= Task to complete =
What number of lines in the material contain the word "document"? Give that number alone.

= Raw data =
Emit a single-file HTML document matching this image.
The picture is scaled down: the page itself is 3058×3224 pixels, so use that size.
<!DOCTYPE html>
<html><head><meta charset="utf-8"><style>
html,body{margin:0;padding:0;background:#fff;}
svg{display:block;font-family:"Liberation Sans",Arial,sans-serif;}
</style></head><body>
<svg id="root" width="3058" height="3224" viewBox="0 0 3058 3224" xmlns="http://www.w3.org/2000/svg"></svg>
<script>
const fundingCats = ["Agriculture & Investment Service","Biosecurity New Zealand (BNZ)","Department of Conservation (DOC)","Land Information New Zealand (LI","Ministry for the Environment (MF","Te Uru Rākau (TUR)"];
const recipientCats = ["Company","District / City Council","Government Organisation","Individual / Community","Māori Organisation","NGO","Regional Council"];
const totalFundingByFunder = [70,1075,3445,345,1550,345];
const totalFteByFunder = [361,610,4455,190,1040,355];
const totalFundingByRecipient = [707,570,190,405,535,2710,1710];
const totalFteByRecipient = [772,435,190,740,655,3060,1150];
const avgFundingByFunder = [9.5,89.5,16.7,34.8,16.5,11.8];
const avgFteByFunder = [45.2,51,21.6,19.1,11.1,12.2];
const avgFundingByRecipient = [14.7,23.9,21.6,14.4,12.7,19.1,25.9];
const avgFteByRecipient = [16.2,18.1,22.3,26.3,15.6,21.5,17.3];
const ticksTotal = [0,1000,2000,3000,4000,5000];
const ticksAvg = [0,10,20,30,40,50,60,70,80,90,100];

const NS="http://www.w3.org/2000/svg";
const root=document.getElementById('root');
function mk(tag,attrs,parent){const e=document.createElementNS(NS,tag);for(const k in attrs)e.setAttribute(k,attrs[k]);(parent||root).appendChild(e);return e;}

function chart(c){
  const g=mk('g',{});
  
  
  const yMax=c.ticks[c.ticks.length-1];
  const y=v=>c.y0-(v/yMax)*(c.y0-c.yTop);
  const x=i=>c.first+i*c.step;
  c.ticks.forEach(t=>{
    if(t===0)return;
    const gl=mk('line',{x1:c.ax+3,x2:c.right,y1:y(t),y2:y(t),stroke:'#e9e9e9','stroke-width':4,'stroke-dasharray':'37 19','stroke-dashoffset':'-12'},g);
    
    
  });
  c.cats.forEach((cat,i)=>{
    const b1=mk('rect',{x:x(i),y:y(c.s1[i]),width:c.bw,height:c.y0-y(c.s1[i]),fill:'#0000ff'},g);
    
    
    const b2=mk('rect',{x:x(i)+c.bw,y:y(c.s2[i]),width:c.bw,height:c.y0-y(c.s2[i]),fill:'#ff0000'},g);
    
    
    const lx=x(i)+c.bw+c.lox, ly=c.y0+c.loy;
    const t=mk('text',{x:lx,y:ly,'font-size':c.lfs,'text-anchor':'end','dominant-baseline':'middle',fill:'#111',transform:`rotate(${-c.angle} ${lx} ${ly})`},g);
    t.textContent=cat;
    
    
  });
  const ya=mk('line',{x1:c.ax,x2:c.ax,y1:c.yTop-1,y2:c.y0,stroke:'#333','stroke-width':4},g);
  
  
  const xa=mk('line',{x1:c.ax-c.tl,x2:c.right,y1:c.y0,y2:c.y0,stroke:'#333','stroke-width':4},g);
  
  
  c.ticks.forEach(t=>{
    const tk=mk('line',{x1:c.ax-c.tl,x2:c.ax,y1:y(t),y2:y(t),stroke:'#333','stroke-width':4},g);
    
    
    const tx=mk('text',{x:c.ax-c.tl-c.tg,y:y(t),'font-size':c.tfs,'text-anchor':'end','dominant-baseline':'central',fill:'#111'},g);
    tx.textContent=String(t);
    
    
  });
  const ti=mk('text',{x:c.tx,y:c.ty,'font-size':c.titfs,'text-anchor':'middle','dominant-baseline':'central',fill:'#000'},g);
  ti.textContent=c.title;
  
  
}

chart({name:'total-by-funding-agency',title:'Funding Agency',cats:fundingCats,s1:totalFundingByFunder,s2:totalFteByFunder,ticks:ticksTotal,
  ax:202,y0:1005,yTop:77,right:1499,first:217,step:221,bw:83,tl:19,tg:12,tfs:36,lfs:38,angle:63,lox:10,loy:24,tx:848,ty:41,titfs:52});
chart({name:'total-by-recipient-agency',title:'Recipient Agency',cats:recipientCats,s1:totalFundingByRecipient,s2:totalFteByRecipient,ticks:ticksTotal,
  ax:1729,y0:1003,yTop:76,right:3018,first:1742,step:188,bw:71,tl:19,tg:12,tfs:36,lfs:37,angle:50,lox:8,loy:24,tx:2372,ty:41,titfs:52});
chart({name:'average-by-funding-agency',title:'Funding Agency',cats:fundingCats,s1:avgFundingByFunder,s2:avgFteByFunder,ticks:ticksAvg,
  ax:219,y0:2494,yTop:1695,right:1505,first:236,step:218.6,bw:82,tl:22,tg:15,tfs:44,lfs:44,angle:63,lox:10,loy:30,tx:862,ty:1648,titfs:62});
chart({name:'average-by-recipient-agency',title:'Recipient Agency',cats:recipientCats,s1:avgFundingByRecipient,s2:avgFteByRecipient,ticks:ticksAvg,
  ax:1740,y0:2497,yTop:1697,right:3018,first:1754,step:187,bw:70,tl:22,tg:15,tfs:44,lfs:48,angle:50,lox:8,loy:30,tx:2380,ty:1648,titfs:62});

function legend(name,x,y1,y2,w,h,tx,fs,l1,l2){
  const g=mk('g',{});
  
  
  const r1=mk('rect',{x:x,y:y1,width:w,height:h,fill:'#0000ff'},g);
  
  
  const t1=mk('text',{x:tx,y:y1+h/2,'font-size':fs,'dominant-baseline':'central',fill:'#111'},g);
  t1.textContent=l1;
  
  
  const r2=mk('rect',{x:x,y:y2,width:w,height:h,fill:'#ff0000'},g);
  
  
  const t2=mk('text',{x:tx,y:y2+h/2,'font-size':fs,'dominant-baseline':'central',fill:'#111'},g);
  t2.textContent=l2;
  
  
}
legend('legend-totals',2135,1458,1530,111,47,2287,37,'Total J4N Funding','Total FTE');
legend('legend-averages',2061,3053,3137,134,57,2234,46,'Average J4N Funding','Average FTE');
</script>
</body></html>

= Exercise answer =
3